STORED DATA:
________________________________________

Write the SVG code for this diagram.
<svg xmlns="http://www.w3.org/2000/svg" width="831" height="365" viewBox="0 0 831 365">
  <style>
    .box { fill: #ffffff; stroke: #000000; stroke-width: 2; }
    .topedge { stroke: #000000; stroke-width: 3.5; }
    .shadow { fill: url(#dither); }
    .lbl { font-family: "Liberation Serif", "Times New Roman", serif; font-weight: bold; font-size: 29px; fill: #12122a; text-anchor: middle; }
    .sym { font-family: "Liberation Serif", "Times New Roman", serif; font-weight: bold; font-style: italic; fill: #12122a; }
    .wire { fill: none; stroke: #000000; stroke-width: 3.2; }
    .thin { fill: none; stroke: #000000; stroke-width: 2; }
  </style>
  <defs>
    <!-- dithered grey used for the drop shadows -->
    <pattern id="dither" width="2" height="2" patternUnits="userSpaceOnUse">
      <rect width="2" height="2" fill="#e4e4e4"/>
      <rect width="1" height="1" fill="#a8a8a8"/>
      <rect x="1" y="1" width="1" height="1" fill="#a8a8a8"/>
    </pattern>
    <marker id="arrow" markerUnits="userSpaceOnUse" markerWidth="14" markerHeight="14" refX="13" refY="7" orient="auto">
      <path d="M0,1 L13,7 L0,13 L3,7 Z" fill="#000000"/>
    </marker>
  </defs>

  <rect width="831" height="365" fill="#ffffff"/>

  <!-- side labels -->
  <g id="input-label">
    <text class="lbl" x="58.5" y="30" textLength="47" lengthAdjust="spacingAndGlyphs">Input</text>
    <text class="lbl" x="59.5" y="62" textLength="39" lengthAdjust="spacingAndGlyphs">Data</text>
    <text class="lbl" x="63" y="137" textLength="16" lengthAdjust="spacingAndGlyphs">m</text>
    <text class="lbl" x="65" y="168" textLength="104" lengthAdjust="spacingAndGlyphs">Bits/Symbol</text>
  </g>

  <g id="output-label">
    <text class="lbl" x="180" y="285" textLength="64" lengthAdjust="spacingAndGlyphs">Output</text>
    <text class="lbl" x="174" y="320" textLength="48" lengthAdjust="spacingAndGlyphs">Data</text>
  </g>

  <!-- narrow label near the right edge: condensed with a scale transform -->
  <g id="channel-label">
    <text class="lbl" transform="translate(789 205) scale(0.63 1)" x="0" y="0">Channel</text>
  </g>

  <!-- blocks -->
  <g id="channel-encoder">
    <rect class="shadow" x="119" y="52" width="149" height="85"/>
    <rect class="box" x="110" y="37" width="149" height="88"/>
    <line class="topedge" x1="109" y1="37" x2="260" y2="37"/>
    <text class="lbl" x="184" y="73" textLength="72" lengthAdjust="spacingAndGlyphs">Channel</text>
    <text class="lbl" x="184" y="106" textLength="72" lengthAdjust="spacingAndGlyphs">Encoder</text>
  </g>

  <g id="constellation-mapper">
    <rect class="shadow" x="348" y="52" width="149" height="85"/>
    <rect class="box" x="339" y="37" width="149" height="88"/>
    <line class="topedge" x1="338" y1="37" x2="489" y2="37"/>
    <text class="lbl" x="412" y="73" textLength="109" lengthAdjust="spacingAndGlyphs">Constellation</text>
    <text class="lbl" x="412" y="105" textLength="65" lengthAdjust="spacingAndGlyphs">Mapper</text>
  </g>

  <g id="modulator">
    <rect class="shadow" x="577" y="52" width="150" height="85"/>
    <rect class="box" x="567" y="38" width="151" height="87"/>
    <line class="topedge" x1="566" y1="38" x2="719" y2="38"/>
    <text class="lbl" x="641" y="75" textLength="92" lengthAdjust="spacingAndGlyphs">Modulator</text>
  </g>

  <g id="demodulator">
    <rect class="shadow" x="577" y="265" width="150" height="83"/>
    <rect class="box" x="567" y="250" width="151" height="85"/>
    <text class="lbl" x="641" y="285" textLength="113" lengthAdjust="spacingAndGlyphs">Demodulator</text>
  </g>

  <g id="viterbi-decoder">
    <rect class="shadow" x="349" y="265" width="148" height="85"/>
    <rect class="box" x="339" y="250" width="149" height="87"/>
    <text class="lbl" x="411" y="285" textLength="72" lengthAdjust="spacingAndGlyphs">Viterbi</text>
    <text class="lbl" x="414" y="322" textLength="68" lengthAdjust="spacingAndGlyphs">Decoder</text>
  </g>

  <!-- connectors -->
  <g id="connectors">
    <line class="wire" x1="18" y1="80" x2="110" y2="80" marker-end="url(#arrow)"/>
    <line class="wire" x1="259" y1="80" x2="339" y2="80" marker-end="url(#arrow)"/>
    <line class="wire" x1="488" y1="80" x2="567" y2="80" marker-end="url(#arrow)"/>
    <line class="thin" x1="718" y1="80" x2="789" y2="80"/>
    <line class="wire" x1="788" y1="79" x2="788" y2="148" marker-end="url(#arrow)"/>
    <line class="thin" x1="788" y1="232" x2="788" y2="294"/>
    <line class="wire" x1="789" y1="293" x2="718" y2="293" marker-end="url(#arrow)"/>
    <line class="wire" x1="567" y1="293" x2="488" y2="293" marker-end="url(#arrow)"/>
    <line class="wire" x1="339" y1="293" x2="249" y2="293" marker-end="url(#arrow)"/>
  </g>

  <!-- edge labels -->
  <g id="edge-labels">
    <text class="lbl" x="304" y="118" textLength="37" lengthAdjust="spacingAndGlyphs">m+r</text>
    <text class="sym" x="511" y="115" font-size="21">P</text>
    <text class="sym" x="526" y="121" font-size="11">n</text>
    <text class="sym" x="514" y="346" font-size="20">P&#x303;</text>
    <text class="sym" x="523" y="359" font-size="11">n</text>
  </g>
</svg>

________________________________________

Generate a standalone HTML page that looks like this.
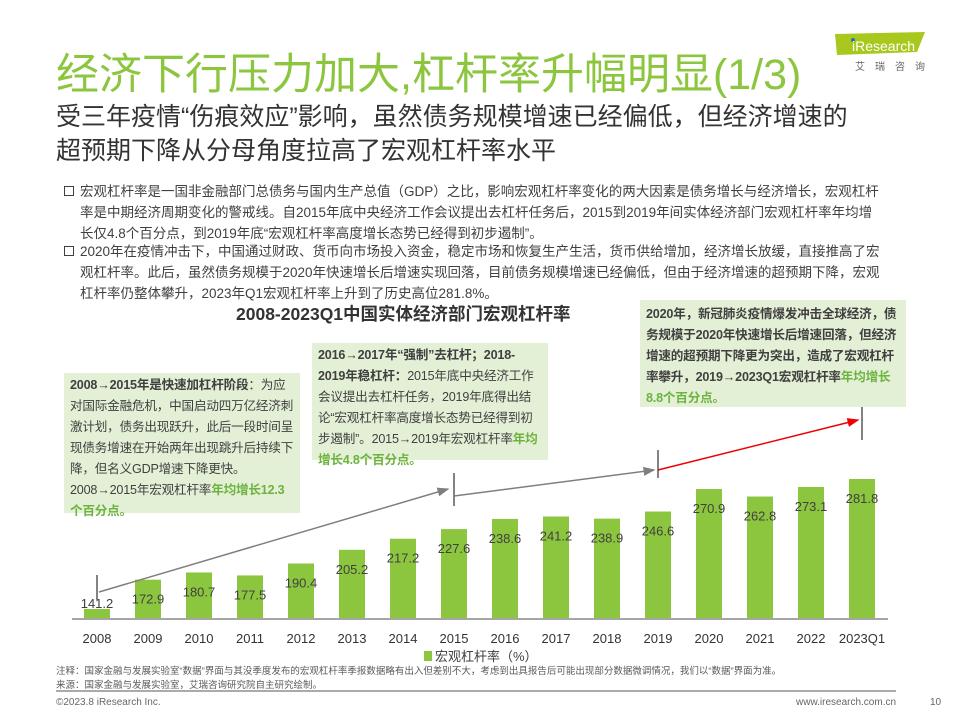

________________________________________

SHORT PROBLEM:
Which lines hold the word "this"? Copy each of them from the records.

SOLVED PROBLEM:
Write the SVG code for this diagram.
Generate a standalone HTML page that looks like this.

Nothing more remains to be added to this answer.